前記したように、表1のNo.G−1の繊維状カーボンは、表1のNo.NG−3の繊維状カーボンに篩い分けを施して得られたものである。
この篩い分けは、マツボー社製、エルボージェット(商品名、EJ−LABO)を使用して行った。この篩い分けでは、表1のNo.NG−3の繊維状カーボンに含まれる繊維長2μm以下のものを除く分級が行われた。

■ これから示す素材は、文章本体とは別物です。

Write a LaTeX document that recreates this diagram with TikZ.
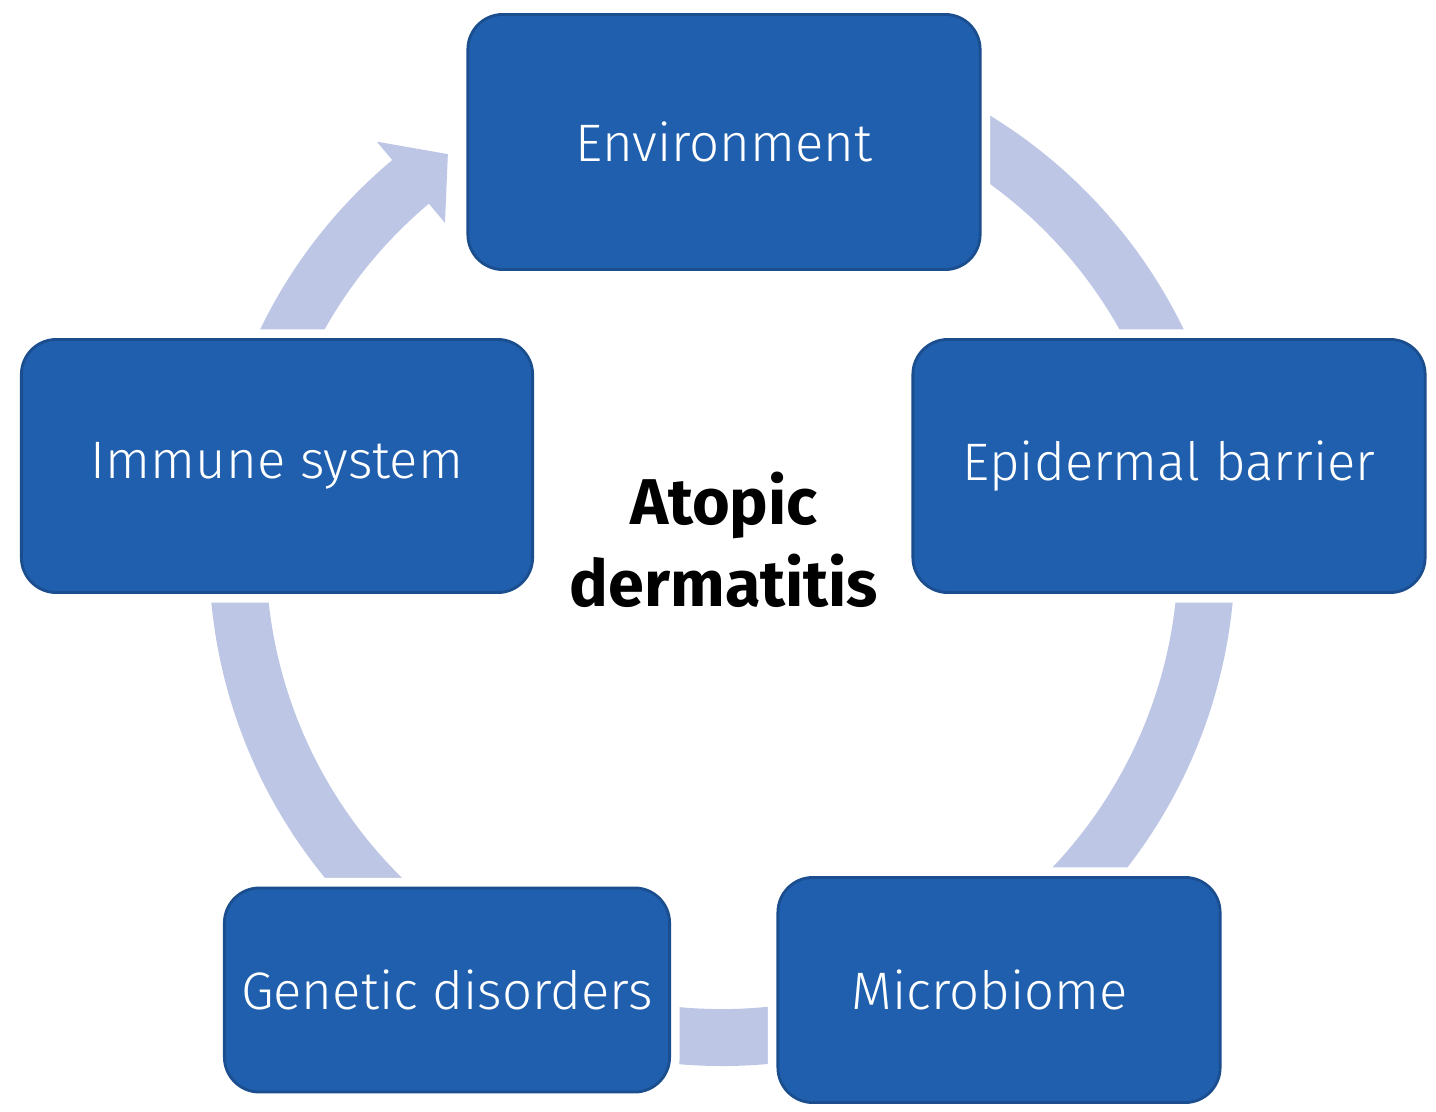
\documentclass[tikz,border=0pt]{standalone}
\usepackage{fontspec}
\setmainfont{Fira Sans Light}[BoldFont={Fira Sans Bold}]
\definecolor{boxblue}{RGB}{31,95,173}
\definecolor{boxedge}{RGB}{27,78,143}
\definecolor{ringblue}{RGB}{189,198,228}
\tikzset{factor/.style={draw=boxedge, line width=0.8pt, fill=boxblue, rounded corners=0.35cm,
    inner sep=0pt, text=white, font=\fontsize{15}{18}\selectfont,
    preaction={draw=white, line width=0.2cm}}}

\begin{document}
\begin{tikzpicture}[x=0.01cm,y=-0.01cm]
    \useasboundingbox (0,0) rectangle (1436,1112);
    % ring with its arrow head
    \fill[ringblue, shift={(722,553)}] (-62:456) arc[start angle=-62, end angle=230, radius=456]
        -- (230:431) -- (235.5:484) -- (230:537) -- (230:513)
        arc[start angle=230, end angle=-62, radius=513] -- cycle;
    \node[factor, minimum width=5.12cm, minimum height=2.55cm] (env) at (724,142) {Environment};
    \node[factor, minimum width=5.12cm, minimum height=2.53cm] (epi) at (1169,466) {Epidermal barrier};
    \node[factor, minimum width=4.42cm, minimum height=2.25cm] (mic) at (999,990) {Microbiome\hspace*{0.18cm}};
    \node[factor, minimum width=4.45cm, minimum height=2.04cm] (gen) at (447,990) {Genetic disorders};
    \node[factor, minimum width=5.11cm, minimum height=2.53cm] (imm) at (277,466) {Immune system};
    \node[font=\bfseries\fontsize{18.4}{23.3}\selectfont, align=center] (ad) at (724,540) {Atopic\\dermatitis};
\end{tikzpicture}
\end{document}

表1のNo.G−1の繊維状カーボン、及びNo.NG−3の繊維状カーボンを使用して作製した電極触媒層の細孔容積、及びこの触媒電極を使用した燃料電池のセル電位を表3に転記する。
2 高分子電解質膜
3 アノード
4 カソード
5 セパレータ
6 セパレータ
31 アノードのガス拡散層
32 アノードの電極触媒層
41 カソードのガス拡散層
42 カソードの電極触媒層
FC 固体高分子型燃料電池(単セル)
Claims (2)
- 高分子電解質膜がアノード及びカソードの電極触媒層で挟持された燃料電池用膜電極構造体において、
前記カソードの前記電極触媒層は、触媒担持体と、繊維状カーボンとを含み、
レーザ回折式粒度分布測定装置を使用して測定した繊維長が0.6μm未満の前記繊維状カーボンの体積割合が、前記繊維状カーボンの全体の体積に対して、0.5%以下であり、繊維長が1μm以上、10μm未満の前記繊維状カーボンの体積割合が、前記繊維状カーボンの全体の体積に対して、30%以上であることを特徴とする燃料電池用膜電極構造体。 - 少なくとも触媒担持体、繊維状カーボン及びイオン導電性物質を混練して電極触媒層形成用組成物を調製する第1工程と、
前記電極触媒層形成用組成物を展延して電極シートを形成する第2工程と、
高分子電解質膜の膜面に前記電極シートを配置して電極触媒層を形成する第3工程と、
を有する燃料電池用膜電極構造体の製造方法において、
前記第1工程に先立って、レーザ回折式粒度分布測定装置を使用して測定した繊維長が0.6μm未満の前記繊維状カーボンを篩い分けによって存在割合を減少させる篩い分け工程を更に有することを特徴とする燃料電池用膜電極構造体の製造方法。